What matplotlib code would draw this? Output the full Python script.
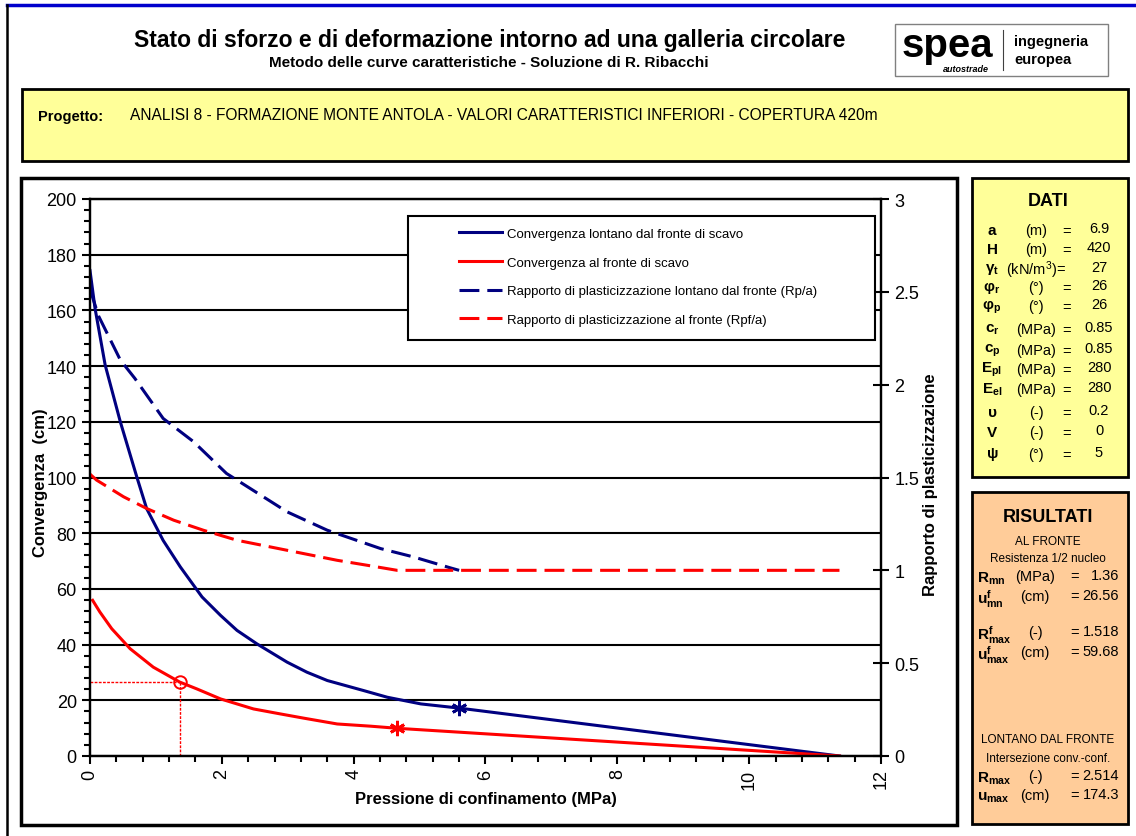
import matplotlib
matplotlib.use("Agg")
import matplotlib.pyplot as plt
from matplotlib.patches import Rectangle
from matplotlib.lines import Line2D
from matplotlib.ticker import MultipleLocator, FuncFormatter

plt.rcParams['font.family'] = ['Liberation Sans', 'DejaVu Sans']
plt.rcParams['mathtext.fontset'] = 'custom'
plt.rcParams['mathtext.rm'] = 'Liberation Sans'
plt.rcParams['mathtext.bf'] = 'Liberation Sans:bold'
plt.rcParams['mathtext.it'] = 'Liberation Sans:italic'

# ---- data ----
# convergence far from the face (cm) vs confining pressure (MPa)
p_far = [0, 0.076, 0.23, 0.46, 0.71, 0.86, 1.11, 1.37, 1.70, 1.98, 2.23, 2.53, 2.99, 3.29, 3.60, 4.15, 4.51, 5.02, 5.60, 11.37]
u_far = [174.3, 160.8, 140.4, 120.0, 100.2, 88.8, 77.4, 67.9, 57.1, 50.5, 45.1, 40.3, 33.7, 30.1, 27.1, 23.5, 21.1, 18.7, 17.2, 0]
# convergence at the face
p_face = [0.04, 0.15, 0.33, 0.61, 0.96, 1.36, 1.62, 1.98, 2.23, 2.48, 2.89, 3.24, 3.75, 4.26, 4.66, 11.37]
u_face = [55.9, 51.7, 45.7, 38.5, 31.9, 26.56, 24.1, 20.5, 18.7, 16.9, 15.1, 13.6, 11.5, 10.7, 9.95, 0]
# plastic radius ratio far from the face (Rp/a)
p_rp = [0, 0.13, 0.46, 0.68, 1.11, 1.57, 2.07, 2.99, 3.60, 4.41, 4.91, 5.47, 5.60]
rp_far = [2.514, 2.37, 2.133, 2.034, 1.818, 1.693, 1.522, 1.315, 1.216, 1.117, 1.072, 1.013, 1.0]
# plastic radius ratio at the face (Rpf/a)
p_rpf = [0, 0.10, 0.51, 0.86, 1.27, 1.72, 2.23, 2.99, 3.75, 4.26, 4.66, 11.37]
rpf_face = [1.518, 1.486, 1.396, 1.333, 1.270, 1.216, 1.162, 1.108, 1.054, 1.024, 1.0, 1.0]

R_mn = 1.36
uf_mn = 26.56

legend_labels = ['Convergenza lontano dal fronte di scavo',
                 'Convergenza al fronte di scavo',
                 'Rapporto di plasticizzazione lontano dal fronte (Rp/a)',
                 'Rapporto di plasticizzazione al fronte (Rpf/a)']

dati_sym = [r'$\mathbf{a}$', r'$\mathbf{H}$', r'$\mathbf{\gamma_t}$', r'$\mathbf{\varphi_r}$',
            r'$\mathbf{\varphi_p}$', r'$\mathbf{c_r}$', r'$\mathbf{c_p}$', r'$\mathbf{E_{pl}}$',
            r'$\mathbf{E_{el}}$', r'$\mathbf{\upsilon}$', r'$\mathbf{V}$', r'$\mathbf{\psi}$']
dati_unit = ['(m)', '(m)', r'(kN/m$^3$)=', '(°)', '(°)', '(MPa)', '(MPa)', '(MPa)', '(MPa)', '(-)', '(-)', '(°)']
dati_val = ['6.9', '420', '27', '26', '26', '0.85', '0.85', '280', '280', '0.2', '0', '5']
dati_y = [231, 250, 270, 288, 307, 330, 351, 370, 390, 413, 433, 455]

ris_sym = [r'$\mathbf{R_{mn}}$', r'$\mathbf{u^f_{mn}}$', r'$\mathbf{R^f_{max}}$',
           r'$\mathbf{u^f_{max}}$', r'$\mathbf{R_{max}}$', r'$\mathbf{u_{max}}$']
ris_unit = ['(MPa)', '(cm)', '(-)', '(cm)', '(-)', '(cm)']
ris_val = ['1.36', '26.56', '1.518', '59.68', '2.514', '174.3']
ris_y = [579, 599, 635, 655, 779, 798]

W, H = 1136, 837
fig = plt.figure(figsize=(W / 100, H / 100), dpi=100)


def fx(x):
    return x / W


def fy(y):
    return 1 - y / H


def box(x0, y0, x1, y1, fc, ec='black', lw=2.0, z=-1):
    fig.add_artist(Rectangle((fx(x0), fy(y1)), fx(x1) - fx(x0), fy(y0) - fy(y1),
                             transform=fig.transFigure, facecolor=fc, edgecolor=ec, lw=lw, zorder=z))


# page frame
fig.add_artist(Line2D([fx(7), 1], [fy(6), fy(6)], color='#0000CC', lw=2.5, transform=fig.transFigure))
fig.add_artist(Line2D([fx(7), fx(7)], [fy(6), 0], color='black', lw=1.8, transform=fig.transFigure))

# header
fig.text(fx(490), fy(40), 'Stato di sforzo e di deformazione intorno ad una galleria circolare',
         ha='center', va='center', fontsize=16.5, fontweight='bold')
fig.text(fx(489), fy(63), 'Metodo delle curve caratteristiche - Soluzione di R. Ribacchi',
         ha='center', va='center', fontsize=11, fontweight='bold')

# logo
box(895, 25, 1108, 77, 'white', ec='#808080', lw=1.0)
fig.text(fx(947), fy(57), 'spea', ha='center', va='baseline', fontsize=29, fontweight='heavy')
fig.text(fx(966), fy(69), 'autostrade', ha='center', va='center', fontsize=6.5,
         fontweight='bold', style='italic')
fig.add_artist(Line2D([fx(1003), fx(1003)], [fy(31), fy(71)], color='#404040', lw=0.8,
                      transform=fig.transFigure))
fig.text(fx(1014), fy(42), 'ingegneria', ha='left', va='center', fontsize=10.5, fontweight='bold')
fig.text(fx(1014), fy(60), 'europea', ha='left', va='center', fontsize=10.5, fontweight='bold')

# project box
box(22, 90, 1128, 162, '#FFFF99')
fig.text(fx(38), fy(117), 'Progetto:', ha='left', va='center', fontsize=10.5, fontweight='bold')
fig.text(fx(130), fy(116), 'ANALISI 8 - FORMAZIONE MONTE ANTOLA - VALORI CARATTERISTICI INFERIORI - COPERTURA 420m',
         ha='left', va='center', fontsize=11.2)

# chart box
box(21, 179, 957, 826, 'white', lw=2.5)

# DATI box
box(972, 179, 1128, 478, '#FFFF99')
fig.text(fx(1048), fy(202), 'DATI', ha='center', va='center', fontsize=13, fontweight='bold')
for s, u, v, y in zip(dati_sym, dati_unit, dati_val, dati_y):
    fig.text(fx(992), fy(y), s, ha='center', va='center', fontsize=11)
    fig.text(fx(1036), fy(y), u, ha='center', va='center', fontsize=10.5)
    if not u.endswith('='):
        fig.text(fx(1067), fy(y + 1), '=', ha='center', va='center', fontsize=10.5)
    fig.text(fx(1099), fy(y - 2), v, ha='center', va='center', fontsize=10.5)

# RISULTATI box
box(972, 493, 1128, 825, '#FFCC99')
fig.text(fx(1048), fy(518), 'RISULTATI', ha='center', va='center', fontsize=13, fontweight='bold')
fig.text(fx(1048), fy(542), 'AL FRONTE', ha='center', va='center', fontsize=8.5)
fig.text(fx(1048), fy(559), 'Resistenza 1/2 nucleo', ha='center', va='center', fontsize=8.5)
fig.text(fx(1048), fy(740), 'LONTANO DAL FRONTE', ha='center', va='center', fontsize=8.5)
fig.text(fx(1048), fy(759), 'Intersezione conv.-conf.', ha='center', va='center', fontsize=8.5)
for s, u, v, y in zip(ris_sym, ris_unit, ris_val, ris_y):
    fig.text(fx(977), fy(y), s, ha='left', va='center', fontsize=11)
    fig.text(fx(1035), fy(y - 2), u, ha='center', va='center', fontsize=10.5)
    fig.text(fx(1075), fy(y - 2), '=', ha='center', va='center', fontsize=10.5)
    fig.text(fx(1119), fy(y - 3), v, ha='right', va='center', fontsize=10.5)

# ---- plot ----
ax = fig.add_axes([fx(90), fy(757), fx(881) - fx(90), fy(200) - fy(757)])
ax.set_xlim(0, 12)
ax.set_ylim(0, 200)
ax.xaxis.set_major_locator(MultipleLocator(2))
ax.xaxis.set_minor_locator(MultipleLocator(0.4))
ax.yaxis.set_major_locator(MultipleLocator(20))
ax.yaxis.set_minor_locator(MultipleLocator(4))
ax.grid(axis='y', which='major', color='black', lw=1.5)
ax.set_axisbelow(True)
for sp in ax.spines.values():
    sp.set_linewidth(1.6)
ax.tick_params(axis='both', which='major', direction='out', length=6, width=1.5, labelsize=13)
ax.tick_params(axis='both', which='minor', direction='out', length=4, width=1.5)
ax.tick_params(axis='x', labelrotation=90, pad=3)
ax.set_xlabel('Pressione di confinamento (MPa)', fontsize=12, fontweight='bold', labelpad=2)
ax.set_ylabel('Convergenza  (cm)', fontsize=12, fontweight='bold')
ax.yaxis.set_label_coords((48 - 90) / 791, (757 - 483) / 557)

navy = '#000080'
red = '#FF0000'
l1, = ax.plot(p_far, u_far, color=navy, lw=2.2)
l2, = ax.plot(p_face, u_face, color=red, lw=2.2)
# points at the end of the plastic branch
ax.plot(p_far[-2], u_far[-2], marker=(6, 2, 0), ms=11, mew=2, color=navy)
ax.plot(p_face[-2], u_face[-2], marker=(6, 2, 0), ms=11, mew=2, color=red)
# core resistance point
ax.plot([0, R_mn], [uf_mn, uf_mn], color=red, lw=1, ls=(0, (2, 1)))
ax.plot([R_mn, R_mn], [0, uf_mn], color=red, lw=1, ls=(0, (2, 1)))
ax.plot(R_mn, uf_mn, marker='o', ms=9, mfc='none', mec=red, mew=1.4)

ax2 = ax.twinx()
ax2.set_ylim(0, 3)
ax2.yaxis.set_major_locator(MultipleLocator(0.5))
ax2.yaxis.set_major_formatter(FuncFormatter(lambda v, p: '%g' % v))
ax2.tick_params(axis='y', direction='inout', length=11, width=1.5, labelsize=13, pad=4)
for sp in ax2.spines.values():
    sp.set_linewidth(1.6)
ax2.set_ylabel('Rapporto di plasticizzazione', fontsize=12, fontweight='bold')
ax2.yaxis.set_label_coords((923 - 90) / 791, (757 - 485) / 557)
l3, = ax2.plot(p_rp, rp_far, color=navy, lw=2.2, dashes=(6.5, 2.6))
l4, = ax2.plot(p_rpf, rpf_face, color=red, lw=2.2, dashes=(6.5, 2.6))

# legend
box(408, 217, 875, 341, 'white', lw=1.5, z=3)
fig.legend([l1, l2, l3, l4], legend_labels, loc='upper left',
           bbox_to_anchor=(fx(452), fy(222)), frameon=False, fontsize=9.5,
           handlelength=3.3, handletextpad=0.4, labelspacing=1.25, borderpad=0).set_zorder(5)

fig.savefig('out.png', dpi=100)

════

• Written request:
Write out an exact copy of the listing, first line through the line containing "plt.rcParams['mathtext.it'] = 'Liberation", with the pictures left out.

• Response to the task:
What matplotlib code would draw this? Output the full Python script.
import matplotlib
matplotlib.use("Agg")
import matplotlib.pyplot as plt
from matplotlib.patches import Rectangle
from matplotlib.lines import Line2D
from matplotlib.ticker import MultipleLocator, FuncFormatter

plt.rcParams['font.family'] = ['Liberation Sans', 'DejaVu Sans']
plt.rcParams['mathtext.fontset'] = 'custom'
plt.rcParams['mathtext.rm'] = 'Liberation Sans'
plt.rcParams['mathtext.bf'] = 'Liberation Sans:bold'
plt.rcParams['mathtext.it'] = 'Liberation Sans:italic'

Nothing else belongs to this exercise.